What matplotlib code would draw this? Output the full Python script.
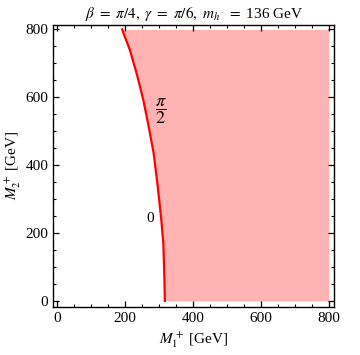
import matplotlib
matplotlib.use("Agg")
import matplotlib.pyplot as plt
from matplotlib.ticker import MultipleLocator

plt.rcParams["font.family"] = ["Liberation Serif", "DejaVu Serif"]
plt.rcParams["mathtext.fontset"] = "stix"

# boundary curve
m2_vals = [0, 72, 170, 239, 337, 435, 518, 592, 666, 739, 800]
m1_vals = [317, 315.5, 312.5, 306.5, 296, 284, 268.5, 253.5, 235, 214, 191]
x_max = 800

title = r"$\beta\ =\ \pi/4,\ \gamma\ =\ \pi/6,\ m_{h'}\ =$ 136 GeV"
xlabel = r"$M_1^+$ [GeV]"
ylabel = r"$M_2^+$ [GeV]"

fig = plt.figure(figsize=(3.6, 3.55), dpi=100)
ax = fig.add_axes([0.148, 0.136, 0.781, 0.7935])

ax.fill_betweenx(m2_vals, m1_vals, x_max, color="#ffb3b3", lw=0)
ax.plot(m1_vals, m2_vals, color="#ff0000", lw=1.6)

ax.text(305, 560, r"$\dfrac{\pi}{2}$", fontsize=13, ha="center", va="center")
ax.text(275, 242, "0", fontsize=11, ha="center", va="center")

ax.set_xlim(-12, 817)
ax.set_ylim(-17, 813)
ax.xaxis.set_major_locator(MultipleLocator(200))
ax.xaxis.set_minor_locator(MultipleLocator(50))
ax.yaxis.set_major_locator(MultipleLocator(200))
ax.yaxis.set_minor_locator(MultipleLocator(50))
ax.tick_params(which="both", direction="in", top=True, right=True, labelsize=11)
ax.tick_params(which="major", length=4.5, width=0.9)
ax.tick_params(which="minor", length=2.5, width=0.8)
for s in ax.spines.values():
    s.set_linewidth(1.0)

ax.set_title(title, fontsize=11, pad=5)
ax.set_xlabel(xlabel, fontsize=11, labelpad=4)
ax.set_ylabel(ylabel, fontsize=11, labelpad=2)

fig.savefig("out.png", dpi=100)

--

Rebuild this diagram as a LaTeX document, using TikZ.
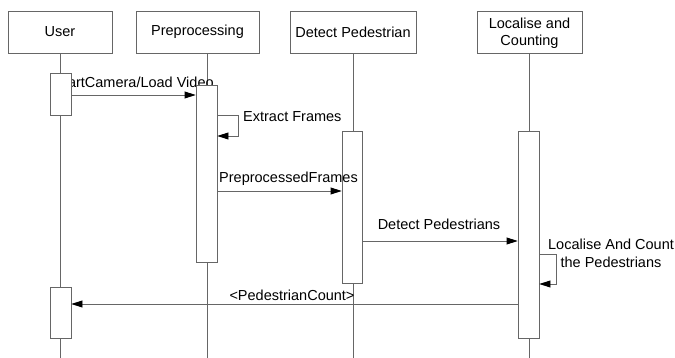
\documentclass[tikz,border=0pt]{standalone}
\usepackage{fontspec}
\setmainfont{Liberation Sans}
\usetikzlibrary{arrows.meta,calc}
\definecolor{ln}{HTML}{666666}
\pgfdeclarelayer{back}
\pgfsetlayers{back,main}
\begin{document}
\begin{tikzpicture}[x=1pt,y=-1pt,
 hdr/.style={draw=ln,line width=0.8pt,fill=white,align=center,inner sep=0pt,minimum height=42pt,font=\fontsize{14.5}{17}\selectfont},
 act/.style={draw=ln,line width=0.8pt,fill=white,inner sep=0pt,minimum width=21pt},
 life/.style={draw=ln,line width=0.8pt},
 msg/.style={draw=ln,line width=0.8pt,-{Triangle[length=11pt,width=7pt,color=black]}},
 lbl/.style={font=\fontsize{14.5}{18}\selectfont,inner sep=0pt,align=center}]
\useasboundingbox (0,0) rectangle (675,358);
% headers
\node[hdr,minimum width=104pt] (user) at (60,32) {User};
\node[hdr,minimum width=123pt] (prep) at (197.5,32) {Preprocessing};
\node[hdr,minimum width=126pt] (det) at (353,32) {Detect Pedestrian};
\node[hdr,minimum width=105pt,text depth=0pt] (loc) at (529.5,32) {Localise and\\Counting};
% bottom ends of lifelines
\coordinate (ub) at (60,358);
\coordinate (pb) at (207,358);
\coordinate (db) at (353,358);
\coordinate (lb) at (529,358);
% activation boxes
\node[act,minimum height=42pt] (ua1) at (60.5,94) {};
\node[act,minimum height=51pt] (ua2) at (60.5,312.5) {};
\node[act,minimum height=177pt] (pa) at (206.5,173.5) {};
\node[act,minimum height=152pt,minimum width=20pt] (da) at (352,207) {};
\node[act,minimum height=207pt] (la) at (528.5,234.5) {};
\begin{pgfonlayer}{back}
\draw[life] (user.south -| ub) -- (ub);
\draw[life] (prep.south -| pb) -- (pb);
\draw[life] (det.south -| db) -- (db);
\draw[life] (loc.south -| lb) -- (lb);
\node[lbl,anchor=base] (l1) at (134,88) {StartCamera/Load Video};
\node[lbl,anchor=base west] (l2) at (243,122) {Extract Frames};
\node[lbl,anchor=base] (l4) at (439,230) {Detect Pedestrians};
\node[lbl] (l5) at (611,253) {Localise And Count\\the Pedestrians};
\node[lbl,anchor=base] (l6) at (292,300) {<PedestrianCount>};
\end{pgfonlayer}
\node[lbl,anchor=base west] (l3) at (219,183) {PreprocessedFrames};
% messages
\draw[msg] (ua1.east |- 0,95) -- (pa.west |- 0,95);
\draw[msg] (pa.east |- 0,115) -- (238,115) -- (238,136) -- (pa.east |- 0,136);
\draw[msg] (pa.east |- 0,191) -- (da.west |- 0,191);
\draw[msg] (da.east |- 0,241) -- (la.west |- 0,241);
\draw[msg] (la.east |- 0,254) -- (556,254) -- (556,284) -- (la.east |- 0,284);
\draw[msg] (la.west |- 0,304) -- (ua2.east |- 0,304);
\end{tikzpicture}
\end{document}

* * *

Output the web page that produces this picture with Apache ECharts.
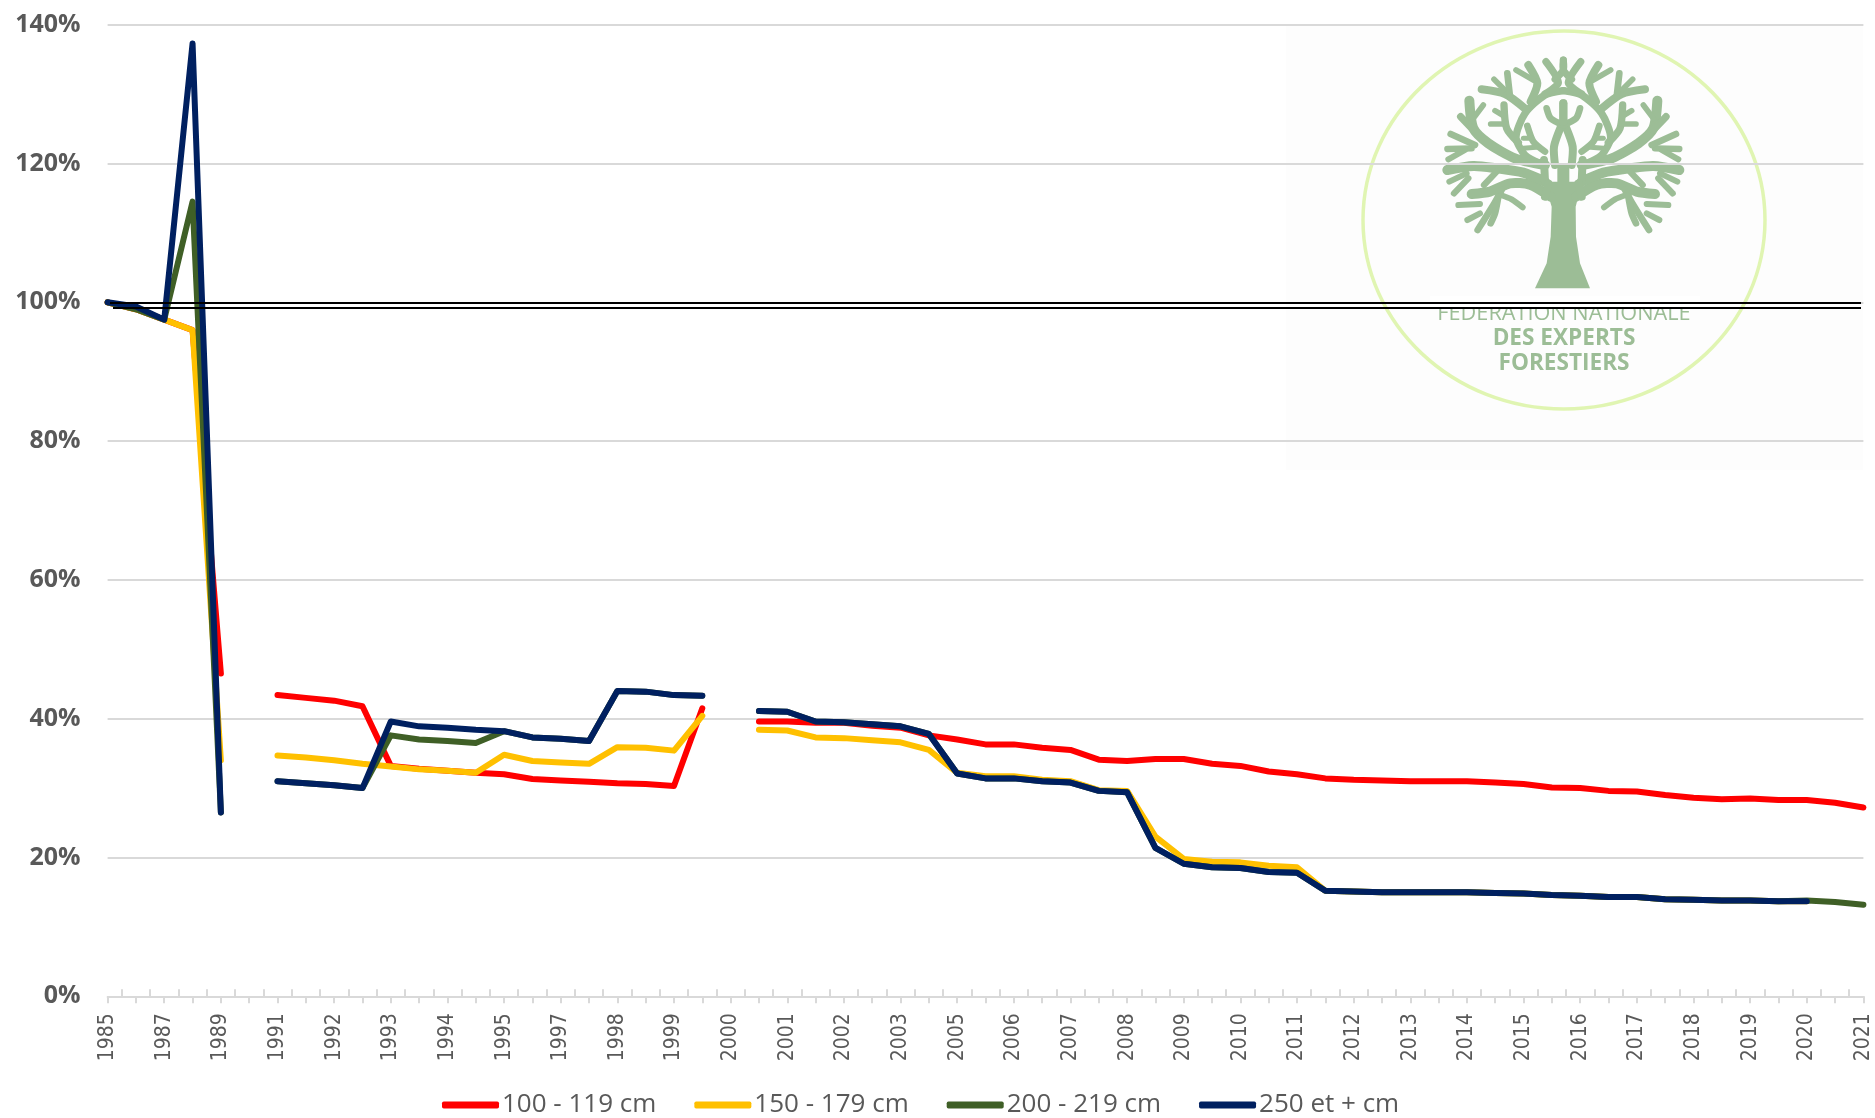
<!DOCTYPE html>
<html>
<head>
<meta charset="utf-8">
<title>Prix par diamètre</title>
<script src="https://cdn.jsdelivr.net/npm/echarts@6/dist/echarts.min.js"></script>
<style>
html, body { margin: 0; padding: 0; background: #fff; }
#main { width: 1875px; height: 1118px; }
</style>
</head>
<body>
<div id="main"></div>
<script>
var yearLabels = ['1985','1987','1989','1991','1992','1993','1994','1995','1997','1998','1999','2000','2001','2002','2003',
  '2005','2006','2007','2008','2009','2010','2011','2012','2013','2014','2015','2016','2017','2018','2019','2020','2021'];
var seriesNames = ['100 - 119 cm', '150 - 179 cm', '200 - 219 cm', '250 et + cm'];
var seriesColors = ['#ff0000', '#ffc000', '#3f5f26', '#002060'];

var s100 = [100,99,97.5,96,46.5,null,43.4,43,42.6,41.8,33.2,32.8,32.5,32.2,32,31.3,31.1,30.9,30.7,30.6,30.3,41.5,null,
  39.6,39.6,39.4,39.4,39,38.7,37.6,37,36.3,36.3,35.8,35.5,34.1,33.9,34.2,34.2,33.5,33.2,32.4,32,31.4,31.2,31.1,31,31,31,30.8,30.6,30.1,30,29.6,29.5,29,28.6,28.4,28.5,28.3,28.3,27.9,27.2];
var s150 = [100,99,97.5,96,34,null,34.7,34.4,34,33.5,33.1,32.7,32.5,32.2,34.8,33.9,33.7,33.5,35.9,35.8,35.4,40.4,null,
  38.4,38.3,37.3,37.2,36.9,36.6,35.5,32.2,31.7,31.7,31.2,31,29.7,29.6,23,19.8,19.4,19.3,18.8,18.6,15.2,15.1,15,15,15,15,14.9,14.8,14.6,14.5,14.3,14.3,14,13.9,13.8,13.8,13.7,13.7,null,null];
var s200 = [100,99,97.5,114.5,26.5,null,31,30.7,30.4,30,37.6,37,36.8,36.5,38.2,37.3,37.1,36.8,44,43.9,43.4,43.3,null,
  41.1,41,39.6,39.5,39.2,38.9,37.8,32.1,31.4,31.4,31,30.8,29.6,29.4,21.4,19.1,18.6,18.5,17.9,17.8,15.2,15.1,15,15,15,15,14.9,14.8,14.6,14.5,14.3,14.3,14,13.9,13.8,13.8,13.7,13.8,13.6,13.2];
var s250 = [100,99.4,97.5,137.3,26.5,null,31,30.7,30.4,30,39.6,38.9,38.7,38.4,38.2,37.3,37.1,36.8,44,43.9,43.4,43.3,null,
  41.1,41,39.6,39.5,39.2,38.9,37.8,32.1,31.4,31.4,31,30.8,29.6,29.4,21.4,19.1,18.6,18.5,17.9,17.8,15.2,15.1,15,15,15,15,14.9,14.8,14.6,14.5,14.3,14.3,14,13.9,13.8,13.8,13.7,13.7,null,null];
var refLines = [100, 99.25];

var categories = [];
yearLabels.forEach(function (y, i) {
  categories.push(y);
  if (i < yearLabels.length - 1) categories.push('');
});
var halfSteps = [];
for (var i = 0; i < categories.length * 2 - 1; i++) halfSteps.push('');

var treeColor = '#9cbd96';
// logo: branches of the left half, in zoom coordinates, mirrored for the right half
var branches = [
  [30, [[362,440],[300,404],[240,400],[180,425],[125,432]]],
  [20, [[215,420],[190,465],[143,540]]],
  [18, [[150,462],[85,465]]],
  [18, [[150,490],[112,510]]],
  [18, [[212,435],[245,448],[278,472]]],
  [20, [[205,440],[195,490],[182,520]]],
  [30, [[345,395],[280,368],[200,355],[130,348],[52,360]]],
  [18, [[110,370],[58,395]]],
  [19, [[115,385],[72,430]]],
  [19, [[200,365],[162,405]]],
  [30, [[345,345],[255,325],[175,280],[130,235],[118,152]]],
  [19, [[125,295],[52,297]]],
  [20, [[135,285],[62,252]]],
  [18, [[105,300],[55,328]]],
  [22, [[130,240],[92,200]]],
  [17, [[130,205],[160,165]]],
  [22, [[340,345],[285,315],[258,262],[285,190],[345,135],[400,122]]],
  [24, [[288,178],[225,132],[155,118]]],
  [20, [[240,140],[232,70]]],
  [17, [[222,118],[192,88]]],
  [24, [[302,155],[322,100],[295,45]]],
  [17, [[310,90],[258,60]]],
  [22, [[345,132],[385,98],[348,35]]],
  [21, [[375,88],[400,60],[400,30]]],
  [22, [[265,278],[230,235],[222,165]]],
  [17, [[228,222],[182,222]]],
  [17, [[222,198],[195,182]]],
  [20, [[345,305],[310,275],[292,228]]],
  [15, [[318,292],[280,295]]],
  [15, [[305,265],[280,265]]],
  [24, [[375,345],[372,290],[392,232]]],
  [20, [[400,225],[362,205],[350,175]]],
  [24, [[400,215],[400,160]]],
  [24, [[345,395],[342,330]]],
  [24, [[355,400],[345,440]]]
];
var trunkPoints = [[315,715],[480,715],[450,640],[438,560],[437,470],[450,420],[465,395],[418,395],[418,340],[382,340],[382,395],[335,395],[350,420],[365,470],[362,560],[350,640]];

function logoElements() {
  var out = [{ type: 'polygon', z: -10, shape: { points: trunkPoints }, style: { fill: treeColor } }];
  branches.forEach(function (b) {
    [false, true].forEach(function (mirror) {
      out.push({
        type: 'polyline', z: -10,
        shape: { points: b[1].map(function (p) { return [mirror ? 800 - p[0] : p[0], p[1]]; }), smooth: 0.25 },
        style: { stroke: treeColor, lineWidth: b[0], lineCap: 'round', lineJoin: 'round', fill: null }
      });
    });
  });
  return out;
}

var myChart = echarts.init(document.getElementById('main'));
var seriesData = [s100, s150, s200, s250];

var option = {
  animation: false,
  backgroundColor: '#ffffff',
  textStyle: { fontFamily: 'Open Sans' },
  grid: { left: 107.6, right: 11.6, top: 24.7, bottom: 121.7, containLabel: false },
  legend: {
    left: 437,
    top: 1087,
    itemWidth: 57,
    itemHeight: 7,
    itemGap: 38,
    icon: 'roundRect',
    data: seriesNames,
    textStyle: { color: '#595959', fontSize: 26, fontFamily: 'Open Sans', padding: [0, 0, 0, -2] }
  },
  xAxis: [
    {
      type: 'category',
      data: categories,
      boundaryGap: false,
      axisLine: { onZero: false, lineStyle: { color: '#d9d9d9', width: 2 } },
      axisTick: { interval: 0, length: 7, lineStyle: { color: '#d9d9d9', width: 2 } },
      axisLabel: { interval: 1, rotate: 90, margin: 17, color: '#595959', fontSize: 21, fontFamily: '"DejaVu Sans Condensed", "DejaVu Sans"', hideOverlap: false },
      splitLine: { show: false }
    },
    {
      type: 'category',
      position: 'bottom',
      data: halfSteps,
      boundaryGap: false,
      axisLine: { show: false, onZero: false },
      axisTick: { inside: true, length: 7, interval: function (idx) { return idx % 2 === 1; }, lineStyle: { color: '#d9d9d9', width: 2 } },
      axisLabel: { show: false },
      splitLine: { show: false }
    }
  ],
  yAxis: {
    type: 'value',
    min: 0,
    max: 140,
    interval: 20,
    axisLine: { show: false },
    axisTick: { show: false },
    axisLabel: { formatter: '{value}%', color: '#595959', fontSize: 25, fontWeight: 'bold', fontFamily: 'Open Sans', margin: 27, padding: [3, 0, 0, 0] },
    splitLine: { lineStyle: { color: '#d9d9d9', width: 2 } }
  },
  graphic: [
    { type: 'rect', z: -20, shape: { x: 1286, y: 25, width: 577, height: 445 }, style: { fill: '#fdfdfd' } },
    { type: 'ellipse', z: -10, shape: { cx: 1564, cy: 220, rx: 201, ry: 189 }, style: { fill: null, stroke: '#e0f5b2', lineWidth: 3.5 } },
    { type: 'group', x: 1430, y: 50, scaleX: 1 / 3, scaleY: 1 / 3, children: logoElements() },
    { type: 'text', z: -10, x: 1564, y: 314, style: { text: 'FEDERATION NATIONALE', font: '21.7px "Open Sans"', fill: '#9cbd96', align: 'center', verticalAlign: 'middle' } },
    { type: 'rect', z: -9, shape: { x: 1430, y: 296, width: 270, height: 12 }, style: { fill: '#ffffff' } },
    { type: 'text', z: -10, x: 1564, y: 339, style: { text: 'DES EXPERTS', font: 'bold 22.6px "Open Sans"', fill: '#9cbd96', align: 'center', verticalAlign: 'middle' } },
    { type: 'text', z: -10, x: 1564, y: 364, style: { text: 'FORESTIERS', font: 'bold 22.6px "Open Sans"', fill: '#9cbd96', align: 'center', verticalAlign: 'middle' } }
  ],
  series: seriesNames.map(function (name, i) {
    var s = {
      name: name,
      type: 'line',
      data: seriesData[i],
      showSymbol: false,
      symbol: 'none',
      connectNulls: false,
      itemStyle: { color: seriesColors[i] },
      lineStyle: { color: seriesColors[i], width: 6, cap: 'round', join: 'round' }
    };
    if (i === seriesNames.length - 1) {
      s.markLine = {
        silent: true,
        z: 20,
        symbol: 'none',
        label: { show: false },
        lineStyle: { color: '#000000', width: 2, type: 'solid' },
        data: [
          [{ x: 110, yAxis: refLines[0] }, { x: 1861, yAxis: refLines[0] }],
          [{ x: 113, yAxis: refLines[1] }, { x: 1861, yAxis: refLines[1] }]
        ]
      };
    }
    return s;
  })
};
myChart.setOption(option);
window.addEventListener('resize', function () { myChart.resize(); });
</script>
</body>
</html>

▶ **Short task**
Give the count of lines holding the word "script", with no other words.

▶ **Task response**
4